▸ Data:
[START]
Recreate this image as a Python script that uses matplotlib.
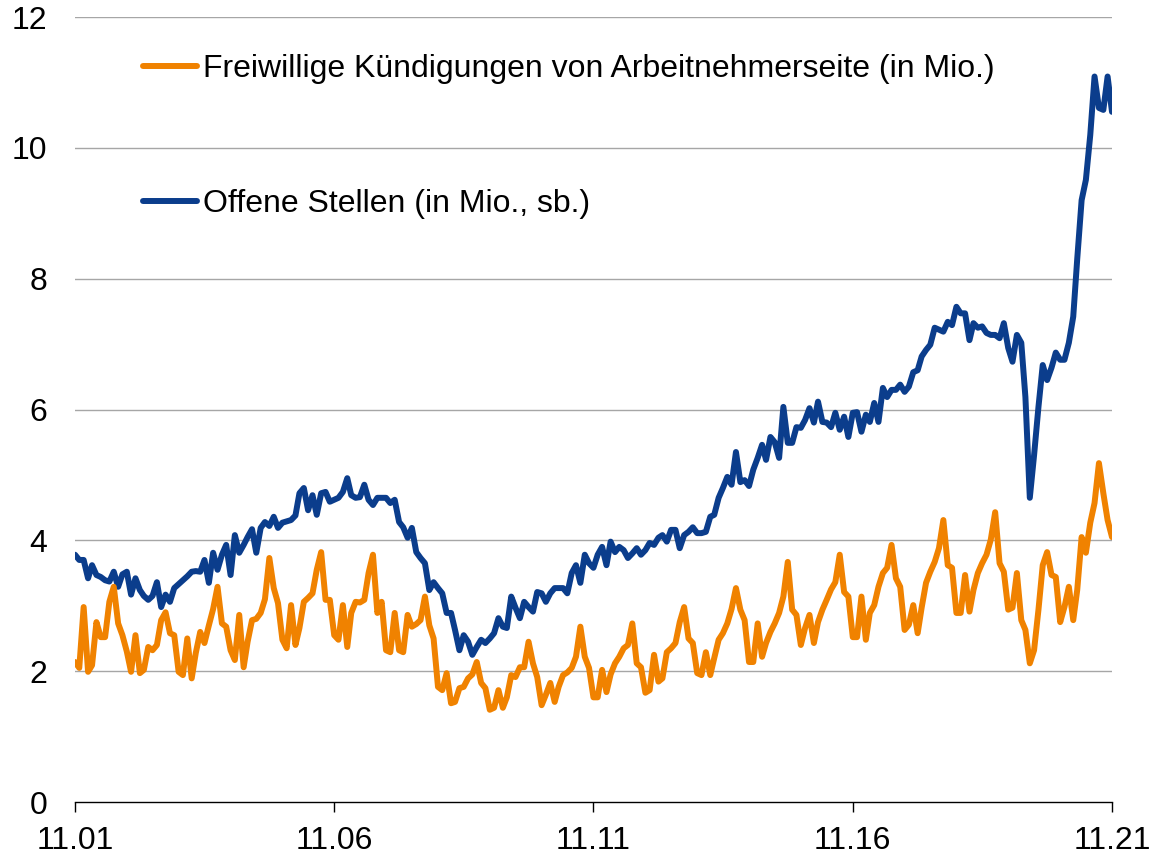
import matplotlib
matplotlib.use("Agg")
import matplotlib.pyplot as plt
import pandas as pd

plt.rcParams['font.family'] = ['Liberation Sans', 'DejaVu Sans']

dates = pd.date_range("2001-11-01", "2021-11-01", freq="MS")

quits = [
    2.14, 2.05, 2.98, 1.99, 2.09, 2.75, 2.52, 2.52, 3.06, 3.29, 2.73, 2.55,
    2.30, 1.99, 2.55, 1.97, 2.02, 2.37, 2.32, 2.40, 2.78, 2.90, 2.58, 2.55,
    1.99, 1.94, 2.50, 1.89, 2.28, 2.60, 2.43, 2.70, 2.95, 3.29, 2.73, 2.68,
    2.32, 2.17, 2.86, 2.06, 2.45, 2.78, 2.80, 2.89, 3.10, 3.73, 3.27, 3.04,
    2.48, 2.35, 3.01, 2.40, 2.66, 3.06, 3.12, 3.19, 3.55, 3.82, 3.09, 3.09,
    2.55, 2.48, 3.01, 2.37, 2.89, 3.06, 3.05, 3.09, 3.50, 3.78, 2.89, 3.06,
    2.32, 2.29, 2.89, 2.32, 2.29, 2.86, 2.68, 2.72, 2.78, 3.14, 2.70, 2.50,
    1.76, 1.71, 1.97, 1.51, 1.53, 1.74, 1.76, 1.89, 1.95, 2.14, 1.82, 1.74,
    1.41, 1.44, 1.71, 1.44, 1.60, 1.94, 1.91, 2.06, 2.06, 2.45, 2.12, 1.91,
    1.48, 1.64, 1.82, 1.53, 1.76, 1.94, 1.98, 2.05, 2.22, 2.68, 2.22, 2.05,
    1.60, 1.60, 2.02, 1.68, 1.95, 2.12, 2.22, 2.35, 2.40, 2.73, 2.12, 2.06,
    1.67, 1.71, 2.25, 1.84, 1.89, 2.29, 2.35, 2.43, 2.75, 2.98, 2.50, 2.43,
    1.97, 1.94, 2.29, 1.94, 2.20, 2.48, 2.58, 2.73, 2.95, 3.27, 2.94, 2.78,
    2.14, 2.14, 2.73, 2.22, 2.43, 2.60, 2.73, 2.89, 3.14, 3.67, 2.94, 2.86,
    2.40, 2.66, 2.86, 2.43, 2.75, 2.94, 3.09, 3.25, 3.36, 3.78, 3.21, 3.14,
    2.52, 2.52, 3.14, 2.48, 2.89, 3.01, 3.29, 3.50, 3.58, 3.93, 3.42, 3.29,
    2.63, 2.71, 3.01, 2.58, 2.97, 3.35, 3.52, 3.67, 3.88, 4.31, 3.62, 3.58,
    2.89, 2.89, 3.47, 2.91, 3.24, 3.50, 3.65, 3.78, 4.01, 4.43, 3.65, 3.52,
    2.94, 2.97, 3.50, 2.78, 2.63, 2.12, 2.32, 2.94, 3.62, 3.82, 3.47, 3.44,
    2.75, 2.98, 3.29, 2.78, 3.24, 4.05, 3.81, 4.27, 4.57, 5.18, 4.72, 4.31,
    4.05,
]

openings = [
    3.78, 3.70, 3.70, 3.42, 3.62, 3.47, 3.44, 3.39, 3.37, 3.52, 3.29, 3.48,
    3.52, 3.17, 3.42, 3.24, 3.15, 3.09, 3.15, 3.36, 2.98, 3.17, 3.06, 3.27,
    3.33, 3.39, 3.45, 3.52, 3.53, 3.52, 3.70, 3.35, 3.81, 3.55, 3.78, 3.93,
    3.47, 4.08, 3.81, 3.93, 4.05, 4.17, 3.81, 4.19, 4.28, 4.22, 4.36, 4.19,
    4.27, 4.29, 4.31, 4.38, 4.72, 4.80, 4.46, 4.69, 4.39, 4.72, 4.74, 4.59,
    4.62, 4.65, 4.74, 4.95, 4.69, 4.65, 4.66, 4.85, 4.62, 4.54, 4.65, 4.65,
    4.65, 4.57, 4.62, 4.28, 4.20, 4.04, 4.19, 3.82, 3.73, 3.65, 3.24, 3.36,
    3.27, 3.19, 2.89, 2.89, 2.63, 2.32, 2.55, 2.45, 2.25, 2.37, 2.48, 2.43,
    2.50, 2.58, 2.81, 2.68, 2.66, 3.14, 2.97, 2.81, 3.06, 2.98, 2.91, 3.21,
    3.19, 3.06, 3.19, 3.27, 3.27, 3.27, 3.19, 3.50, 3.62, 3.35, 3.78, 3.65,
    3.58, 3.78, 3.90, 3.62, 3.98, 3.82, 3.90, 3.85, 3.73, 3.80, 3.88, 3.78,
    3.85, 3.96, 3.93, 4.04, 4.08, 3.98, 4.16, 4.16, 3.88, 4.08, 4.13, 4.20,
    4.11, 4.11, 4.13, 4.36, 4.39, 4.65, 4.80, 4.97, 4.85, 5.35, 4.89, 4.92,
    4.83, 5.08, 5.26, 5.46, 5.23, 5.58, 5.50, 5.26, 6.04, 5.49, 5.49, 5.73,
    5.72, 5.84, 6.02, 5.80, 6.12, 5.81, 5.80, 5.73, 5.95, 5.69, 5.89, 5.58,
    5.95, 5.96, 5.66, 5.92, 5.81, 6.10, 5.81, 6.33, 6.19, 6.30, 6.30, 6.38,
    6.27, 6.35, 6.57, 6.60, 6.81, 6.91, 6.99, 7.25, 7.22, 7.19, 7.34, 7.29,
    7.57, 7.47, 7.47, 7.06, 7.32, 7.25, 7.27, 7.17, 7.14, 7.14, 7.09, 7.32,
    6.94, 6.73, 7.14, 7.02, 6.19, 4.65, 5.30, 6.04, 6.68, 6.45, 6.64, 6.87,
    6.76, 6.76, 7.02, 7.42, 8.30, 9.20, 9.51, 10.20, 11.09, 10.61, 10.58, 11.09,
    10.55,
]

tick_dates = pd.to_datetime(["2001-11-01", "2006-11-01", "2011-11-01", "2016-11-01", "2021-11-01"])
tick_labels = ["11.01", "11.06", "11.11", "11.16", "11.21"]
y_ticks = [0, 2, 4, 6, 8, 10, 12]

label_quits = "Freiwillige Kündigungen von Arbeitnehmerseite (in Mio.)"
label_open = "Offene Stellen (in Mio., sb.)"

ORANGE = "#F08200"
BLUE = "#0B3D8C"
LW = 4.3
FS = 23

fig = plt.figure(figsize=(11.55, 8.57), dpi=100)
ax = fig.add_axes([75 / 1155, 1 - 802 / 857, (1112 - 75) / 1155, (802 - 17) / 857])

ax.plot(dates, openings, color=BLUE, lw=LW, solid_joinstyle="round", solid_capstyle="round", label=label_open, zorder=3)
ax.plot(dates, quits, color=ORANGE, lw=LW, solid_joinstyle="round", solid_capstyle="round", label=label_quits, zorder=3)

ax.set_xlim(dates[0], dates[-1])
ax.set_ylim(0, 12)
ax.set_yticks(y_ticks)
ax.set_yticklabels([str(v) for v in y_ticks])
ax.set_xticks(tick_dates)
ax.set_xticklabels(tick_labels)

for v in y_ticks[1:]:
    ax.axhline(v, color="#A6A6A6", lw=1.0, zorder=1)

for s in ["left", "right", "top"]:
    ax.spines[s].set_visible(False)
ax.spines["bottom"].set_color("black")
ax.spines["bottom"].set_linewidth(1.0)
ax.spines["bottom"].set_zorder(4)

ax.tick_params(axis="y", length=0, pad=20, labelsize=FS)
ax.tick_params(axis="x", length=7, width=1.0, direction="out", pad=10, labelsize=FS)

handles, labels = ax.get_legend_handles_labels()
leg = ax.legend(handles[::-1], labels[::-1], loc="upper left",
                bbox_to_anchor=(143 / 1155, 1 - 54 / 857), bbox_transform=fig.transFigure,
                frameon=False, fontsize=FS, handlelength=1.69, handletextpad=0.19,
                labelspacing=3.3, borderpad=0, borderaxespad=0)
for line in leg.get_lines():
    line.set_linewidth(LW)

fig.savefig("out.png", dpi=100)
[END]
Extract all lines that hold the word "matplotlib".

Recreate this image as a Python script that uses matplotlib.
import matplotlib
matplotlib.use("Agg")
import matplotlib.pyplot as plt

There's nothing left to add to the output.